Re: Perl store as variables regex matches for use outside of loop.
by Laurent_R (Canon) on Jul 12, 2015 at 15:55 UTC
    Hi,

    you've been given good answers (use of $1 for retrieving the capture, etc.), I would just add a couple of comments on your code.

    If I understand what you are trying to do, your regex matching attempts should be within the loop over the DATA section, not before.

    Then, for a regex to capture what it matches or part thereof, you need to use parentheses around the part of the match that you want to capture.

    Finally, and less importantly, you might want to consider using the qr// operator (see http://perldoc.perl.org/perlop.html#Quote-and-Quote-like-Operators) rather than simple quote marks for defining your regex patterns.
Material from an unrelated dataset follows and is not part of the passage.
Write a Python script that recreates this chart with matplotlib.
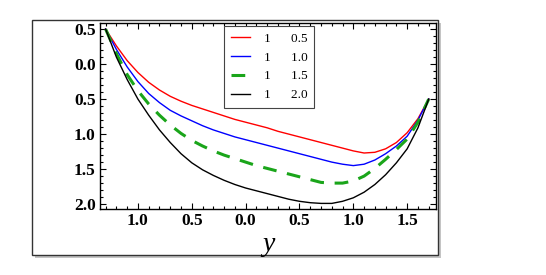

    Putting it together, you might end up with something like this:

    my $book_regex = qr/^Book ref #(\d+)/; # (\d+) will capture the ref in +to $1 my ($ref, $title, ...); while (<DATA>) { # you may need to chomp the lines $ref = $1 if /$book_regex/; $title = $1 if /^title\s+(.*)/; # other regexes for title, etc. } # now you can use $ref and $title
    This will work if you are looking at only one book at a time. As mentioned previously by stevieb, you'll probably want to use a hash of hashes if you need to look at several books and store the results for further use.

      Regarding matching numbers ... I have recently gone back to using the old-school

      /[0-9]+/

      because of (in Using character classes)

      Since the introduction of Unicode, unless the //a modifier is in effec +t, these character classes match more than just a few characters in t +he ASCII range. \d matches a digit, not just [0-9] but also digits from non-roman scri +pts

      There are a lot of characters flying around out there. But some stuff still needs to be limited to ASCII -- for example book ref numbers, even if your book titles may have non-Roman characters; or a primary key from a database table in a multilingual CMS ...

      So if you want to make sure you are matching only Roman script digits, and you need to work on perls older than 5.14, you should probably use the old [0-9]. If you have a new perl, you can do:

      /\d+/a

      which will limit the match to ASCII characters ...

      Remember: Ne dederis in spiritu molere illegitimi!
        Yes, 1nickt, you're absolutely right, we have to be quite careful about these things nowadays. I am not dealing too often with Unicode or UTF8 data, and mostly with pure ASCII or sometimes with an extended ASCII Latin character set, so that I don't always think about the possibility of character classes matching more than I usually expect. Thank you for reminding.

        Having said that, I was not presenting production code, not even a complete working program, but just trying to identify some of the errors in the OP code and show some ways to correct them.

Re: Perl store as variables regex matches for use outside of loop.
by davido (Cardinal) on Jul 12, 2015 at 16:52 UTC

    foreach (<DATA>) { my $re = qr/($book|$title)/; next unless /$re/; push @matches, [$1, $_, $re]; print; }

    This saves the portion of the string that was captured, the string that matched, and the regexp that succeeded.